══ PROVIDED INFORMATION ══

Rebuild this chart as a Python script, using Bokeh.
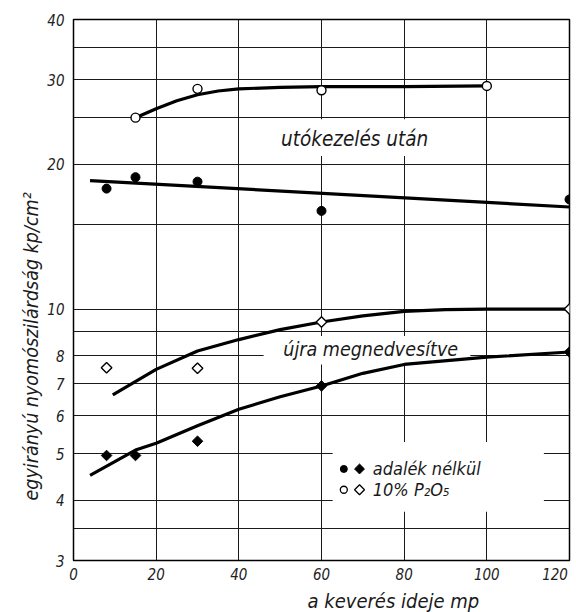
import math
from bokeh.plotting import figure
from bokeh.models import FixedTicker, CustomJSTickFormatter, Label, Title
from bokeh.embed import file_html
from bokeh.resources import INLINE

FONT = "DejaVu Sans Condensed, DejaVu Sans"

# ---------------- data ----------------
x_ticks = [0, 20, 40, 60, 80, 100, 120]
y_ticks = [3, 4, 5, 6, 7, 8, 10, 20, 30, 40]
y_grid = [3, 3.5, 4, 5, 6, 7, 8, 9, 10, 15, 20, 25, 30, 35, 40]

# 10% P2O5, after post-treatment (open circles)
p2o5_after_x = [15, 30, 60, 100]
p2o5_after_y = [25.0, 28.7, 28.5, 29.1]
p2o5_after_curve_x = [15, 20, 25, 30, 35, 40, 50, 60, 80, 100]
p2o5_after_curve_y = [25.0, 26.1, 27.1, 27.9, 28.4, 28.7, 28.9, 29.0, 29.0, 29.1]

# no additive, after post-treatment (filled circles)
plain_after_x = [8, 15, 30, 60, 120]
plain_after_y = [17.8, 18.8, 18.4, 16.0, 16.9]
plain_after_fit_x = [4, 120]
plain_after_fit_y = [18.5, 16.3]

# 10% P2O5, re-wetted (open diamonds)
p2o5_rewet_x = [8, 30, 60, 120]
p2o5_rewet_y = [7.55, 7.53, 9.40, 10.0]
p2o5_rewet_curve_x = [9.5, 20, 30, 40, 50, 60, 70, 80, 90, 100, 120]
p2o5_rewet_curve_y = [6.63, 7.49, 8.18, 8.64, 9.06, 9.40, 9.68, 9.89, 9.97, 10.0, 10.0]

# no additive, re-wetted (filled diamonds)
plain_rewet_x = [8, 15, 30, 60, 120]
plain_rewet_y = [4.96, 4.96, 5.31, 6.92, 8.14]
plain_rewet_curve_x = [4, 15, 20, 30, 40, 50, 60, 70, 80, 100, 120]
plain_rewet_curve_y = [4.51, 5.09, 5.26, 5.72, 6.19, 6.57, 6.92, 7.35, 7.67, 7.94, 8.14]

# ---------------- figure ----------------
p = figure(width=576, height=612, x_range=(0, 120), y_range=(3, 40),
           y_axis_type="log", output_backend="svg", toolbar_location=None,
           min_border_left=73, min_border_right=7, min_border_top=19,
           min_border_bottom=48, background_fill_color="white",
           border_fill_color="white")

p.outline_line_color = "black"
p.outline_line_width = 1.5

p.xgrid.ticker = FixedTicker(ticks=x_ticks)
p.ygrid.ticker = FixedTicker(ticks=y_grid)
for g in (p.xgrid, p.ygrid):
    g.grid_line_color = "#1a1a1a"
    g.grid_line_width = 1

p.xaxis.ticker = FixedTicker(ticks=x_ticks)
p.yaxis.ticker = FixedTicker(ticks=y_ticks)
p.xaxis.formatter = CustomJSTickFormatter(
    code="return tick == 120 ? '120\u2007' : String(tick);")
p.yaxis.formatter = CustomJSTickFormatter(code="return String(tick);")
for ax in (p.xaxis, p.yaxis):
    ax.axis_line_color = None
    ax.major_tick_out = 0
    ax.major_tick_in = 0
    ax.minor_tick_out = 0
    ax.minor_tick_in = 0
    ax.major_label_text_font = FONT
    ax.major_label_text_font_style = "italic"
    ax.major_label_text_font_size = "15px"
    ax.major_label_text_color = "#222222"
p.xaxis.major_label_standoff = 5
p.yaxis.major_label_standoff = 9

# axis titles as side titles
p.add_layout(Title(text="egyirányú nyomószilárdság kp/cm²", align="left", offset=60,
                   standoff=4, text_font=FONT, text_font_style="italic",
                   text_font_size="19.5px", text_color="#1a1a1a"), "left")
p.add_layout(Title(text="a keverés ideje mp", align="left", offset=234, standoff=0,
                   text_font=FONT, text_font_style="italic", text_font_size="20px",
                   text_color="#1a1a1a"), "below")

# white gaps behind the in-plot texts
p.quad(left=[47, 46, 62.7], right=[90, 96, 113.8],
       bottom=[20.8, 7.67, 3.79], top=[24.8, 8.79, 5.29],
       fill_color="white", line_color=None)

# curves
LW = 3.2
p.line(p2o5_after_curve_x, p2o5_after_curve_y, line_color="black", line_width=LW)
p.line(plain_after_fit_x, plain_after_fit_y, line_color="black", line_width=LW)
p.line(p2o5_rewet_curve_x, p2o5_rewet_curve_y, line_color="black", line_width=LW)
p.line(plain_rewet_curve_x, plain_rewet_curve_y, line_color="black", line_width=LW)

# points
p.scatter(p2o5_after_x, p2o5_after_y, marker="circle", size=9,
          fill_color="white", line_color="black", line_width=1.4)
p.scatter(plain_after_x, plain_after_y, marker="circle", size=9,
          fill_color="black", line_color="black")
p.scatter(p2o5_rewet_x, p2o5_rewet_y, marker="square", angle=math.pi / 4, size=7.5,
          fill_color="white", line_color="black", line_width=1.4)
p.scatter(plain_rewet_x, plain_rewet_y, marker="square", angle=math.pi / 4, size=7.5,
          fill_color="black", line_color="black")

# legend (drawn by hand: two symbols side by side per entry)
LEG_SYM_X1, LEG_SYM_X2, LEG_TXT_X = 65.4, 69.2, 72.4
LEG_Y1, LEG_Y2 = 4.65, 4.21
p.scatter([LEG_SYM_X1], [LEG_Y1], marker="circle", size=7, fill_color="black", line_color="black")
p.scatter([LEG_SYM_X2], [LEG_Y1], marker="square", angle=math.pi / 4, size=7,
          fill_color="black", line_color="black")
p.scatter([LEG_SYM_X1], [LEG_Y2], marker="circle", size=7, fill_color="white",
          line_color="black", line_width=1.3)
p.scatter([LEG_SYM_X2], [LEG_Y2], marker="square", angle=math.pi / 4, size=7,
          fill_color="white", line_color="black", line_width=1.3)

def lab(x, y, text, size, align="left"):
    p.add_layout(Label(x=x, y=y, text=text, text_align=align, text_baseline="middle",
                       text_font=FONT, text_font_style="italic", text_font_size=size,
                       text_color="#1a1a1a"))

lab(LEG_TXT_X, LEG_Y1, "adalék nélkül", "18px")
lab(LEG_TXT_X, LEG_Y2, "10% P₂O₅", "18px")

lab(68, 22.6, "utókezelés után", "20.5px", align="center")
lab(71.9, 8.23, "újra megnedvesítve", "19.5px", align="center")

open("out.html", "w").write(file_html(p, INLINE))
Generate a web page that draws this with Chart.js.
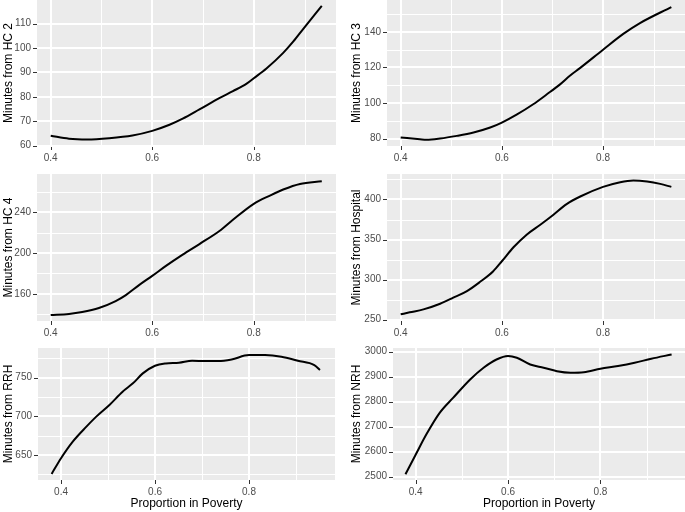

═══

__DIRECTIONS__
Return, please, the exact lines from the beginning of the entries above through the line containing "30, 35, 40]", both included; pictures are left out.

__FINISHED TASK__
Rebuild this chart as a Python script, using Bokeh.
import math
from bokeh.plotting import figure
from bokeh.models import FixedTicker, CustomJSTickFormatter, Label, Title
from bokeh.embed import file_html
from bokeh.resources import INLINE

FONT = "DejaVu Sans Condensed, DejaVu Sans"

# ---------------- data ----------------
x_ticks = [0, 20, 40, 60, 80, 100, 120]
y_ticks = [3, 4, 5, 6, 7, 8, 10, 20, 30, 40]
y_grid = [3, 3.5, 4, 5, 6, 7, 8, 9, 10, 15, 20, 25, 30, 35, 40]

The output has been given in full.